There is a place for probability distribution theory but it can be done in a different course/section and pitched as the theory that the stats is based on. Not to say that distribution theory is not interesting — I think it’s super cool actually — but it doesn’t belong in the same home as the methodologies of how to answer questions using data.

To make sure you know where I am coming from here — I actually am a pure mathematician and I love things with internal logical structure and no immediate application to anything. But I also love how statistics can be used to help answer questions and support the scientific method.

Hullo there,

I reached this page while searching the net for motivation behind pearsons correlation coefficient formula. It is very easy to remember that it is cov(x,y)/(sdx, sdy), but very tricky to understand the exact insight behind the formula. I have studied statistics for two years in the collage (3 years degree course with a math major, I have taken 5 statistics courses in 2 years), and still not able to understand or to feel comfortable with even the basic statistical concepts.
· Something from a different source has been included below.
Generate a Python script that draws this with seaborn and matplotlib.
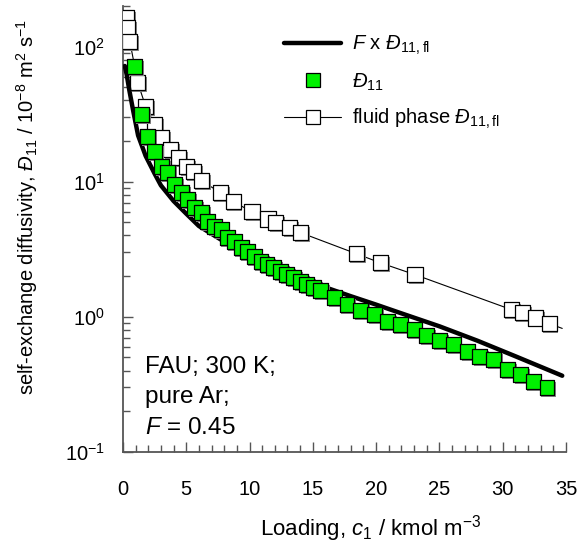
import numpy as np
import matplotlib
matplotlib.use('Agg')
import matplotlib.pyplot as plt
import matplotlib.patheffects as pe
from matplotlib.lines import Line2D
from matplotlib.ticker import MultipleLocator, LogLocator
import pandas as pd
import seaborn as sns

# fluid phase self-exchange diffusivity (open squares)
fluid_c = [0.31, 0.39, 0.55, 1.18, 1.80, 2.51, 3.06, 3.77, 4.39, 5.02, 5.57, 6.20, 7.69,
           8.71, 10.2, 11.46, 12.08, 13.18, 14.05, 18.44, 20.33, 23.07, 30.68, 31.55, 32.57, 33.67]
fluid_D = [164, 138, 109, 54, 36, 26.4, 21.2, 17.3, 15.1, 12.9, 11.9, 10.2, 8.3,
           7.1, 6.0, 5.3, 4.97, 4.56, 4.19, 2.93, 2.51, 2.05, 1.13, 1.07, 0.98, 0.89]
# thin line through fluid points runs a bit past the last square
fluid_line_c = fluid_c + [34.7]
fluid_line_D = fluid_D + [0.82]

# D11 in FAU (green squares)
d11_c = [0.94, 1.49, 1.96, 2.51, 3.06, 3.53, 4.08, 4.63, 5.10, 5.65, 6.20, 6.67, 7.22, 7.77,
         8.24, 8.79, 9.34, 9.81, 10.36, 10.91, 11.38, 11.93, 12.48, 12.95, 13.50, 14.05, 14.52,
         15.07, 15.62, 16.7, 17.7, 18.8, 19.9, 20.9, 21.9, 23.0, 24.0, 25.0, 26.1, 27.2, 28.2,
         29.3, 30.4, 31.4, 32.4, 33.5]
d11_D = [71.1, 31.3, 21.5, 16.7, 12.9, 11.7, 9.5, 8.3, 7.35, 6.42, 5.89, 5.05, 4.64, 4.41,
         3.85, 3.59, 3.24, 3.03, 2.78, 2.55, 2.43, 2.31, 2.15, 2.05, 1.94, 1.82, 1.73,
         1.64, 1.56, 1.38, 1.23, 1.11, 1.035, 0.918, 0.873, 0.80, 0.723, 0.664, 0.620, 0.551, 0.506,
         0.480, 0.405, 0.372, 0.330, 0.298]

# F x D11,fl curve (thick black)
fline_c = [0.15, 0.3, 0.5, 0.8, 1.2, 1.8, 2.5, 3.0, 4.0, 5.0, 6.0, 8.0, 10, 12, 14, 16,
           18, 20, 22, 25, 28, 31, 34.7]
fline_D = [72, 62, 48, 34, 22, 15.5, 11.5, 9.4, 7.2, 5.8, 4.7, 3.6, 2.8, 2.25, 1.92, 1.65,
           1.42, 1.23, 1.06, 0.85, 0.665, 0.51, 0.366]

sns.set_theme(style='ticks')
plt.rcParams['font.family'] = ['Liberation Sans', 'DejaVu Sans']
plt.rcParams['mathtext.fontset'] = 'custom'
plt.rcParams['mathtext.rm'] = 'Liberation Sans'
plt.rcParams['mathtext.it'] = 'Liberation Sans:italic'
plt.rcParams['mathtext.bf'] = 'Liberation Sans:bold'
plt.rcParams['axes.unicode_minus'] = False
plt.rcParams['text.color'] = 'black'
plt.rcParams['axes.labelcolor'] = 'black'

axcol = '#555555'
green = '#00f000'
shadow = [pe.SimplePatchShadow(offset=(1.2, -1.2), shadow_rgbFace='#888888', alpha=1.0), pe.Normal()]

fig = plt.figure(figsize=(5.77, 5.47), dpi=100)
ax = fig.add_axes([0.213, 0.174, 0.768, 0.815])

fl_df = pd.DataFrame({'c': fluid_line_c, 'D': fluid_line_D})
sns.lineplot(data=fl_df, x='c', y='D', ax=ax, color='black', lw=0.8, sort=False)
sns.scatterplot(x=fluid_c, y=fluid_D, ax=ax, marker='s', s=120, color='white',
                edgecolor='black', linewidth=0.9, zorder=3, path_effects=shadow)
sns.lineplot(x=fline_c, y=fline_D, ax=ax, color='black', lw=3.2, sort=False, zorder=4)
sns.scatterplot(x=d11_c, y=d11_D, ax=ax, marker='s', s=115, color=green,
                edgecolor='black', linewidth=0.9, zorder=5, path_effects=shadow)

ax.set_yscale('log')
ax.set_xlim(0, 35)
ax.set_ylim(0.1, 200)
ax.xaxis.set_major_locator(MultipleLocator(5))
ax.xaxis.set_minor_locator(MultipleLocator(1))
ax.yaxis.set_major_locator(LogLocator(base=10))
ax.yaxis.set_minor_locator(LogLocator(base=10, subs=np.arange(2, 10)))

for s in ['top', 'right']:
    ax.spines[s].set_visible(False)
for s in ['left', 'bottom']:
    ax.spines[s].set_color(axcol)
    ax.spines[s].set_linewidth(1.3)
ax.tick_params(which='both', direction='in', color=axcol, width=1.0, labelsize=14.5,
               labelcolor='black')
ax.tick_params(which='major', length=7)
ax.tick_params(which='minor', length=5)
ax.tick_params(axis='x', which='major', pad=20)
ax.tick_params(axis='y', which='major', pad=13)

ax.set_xlabel('Loading, $\\mathit{c}_1$ / kmol m$^{-3}$', fontsize=16)
ax.xaxis.set_label_coords(0.56, -0.138)
ax.set_ylabel('self-exchange diffusivity, $\\mathit{Đ}_{11}$ / 10$^{-8}$ m$^2$ s$^{-1}$',
              fontsize=14.5)
ax.yaxis.set_label_coords(-0.186, 0.55)

ax.text(0.049, 0.215, 'FAU; 300 K;\npure Ar;\n$\\mathit{F}$ = 0.45', transform=ax.transAxes,
        fontsize=17.5, va='top', ha='left', linespacing=1.5)

handles = [
    Line2D([], [], color='black', lw=3.2),
    Line2D([], [], ls='none', marker='s', markersize=10, markerfacecolor=green,
           markeredgecolor='black', markeredgewidth=0.9),
    Line2D([], [], color='black', lw=0.8, marker='s', markersize=10, markerfacecolor='white',
           markeredgecolor='black', markeredgewidth=0.9),
]
labels = ['$\\mathit{F}$ x $\\mathit{Đ}_{11,\\mathrm{fl}}$',
          '$\\mathit{Đ}_{11}$',
          'fluid phase $\\mathit{Đ}_{11,\\mathrm{fl}}$']
ax.legend(handles, labels, loc='upper left', bbox_to_anchor=(0.337, 0.965), frameon=False,
          fontsize=14.5, handlelength=2.8, handletextpad=0.55, labelspacing=0.72,
          borderaxespad=0.2)

fig.savefig('out.png', dpi=100)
I think the reason is that most of the textbooks that I have seen emphasis too much on what to calculate and how to calculate rather than on why to calculate it in that particular way. Instead of presenting statistics as a set of well thought out strategies and theories for handling vast quantities of data, they present statistics as a collection of tricks and formulas without any motivation or reason.

I passionately hated statistics (and I shared that passion with ALL of my math minded friends) till I got an assignment related to analyzing some business processes. After coming up with some really outlandish mathematical models, discovered that statistics was the simplest and most workable way of quantifying my observations. Two years of statistical education and browsing stat textbooks from time to time just out of plain curiosity could not prepare me to appreciate the essentially statistical (as opposed to analytical, in a mathematical sense) character of data I was working with.

This link to the paper you cite still works – well worth reading for any of you who have not done so. http://www.stat.ucla.edu/~rakhee/attachments/moorecobb.pdf

Hi – I agree. I really love the way George Cobb writes – very easy to read and even entertaining, with a well thought out message.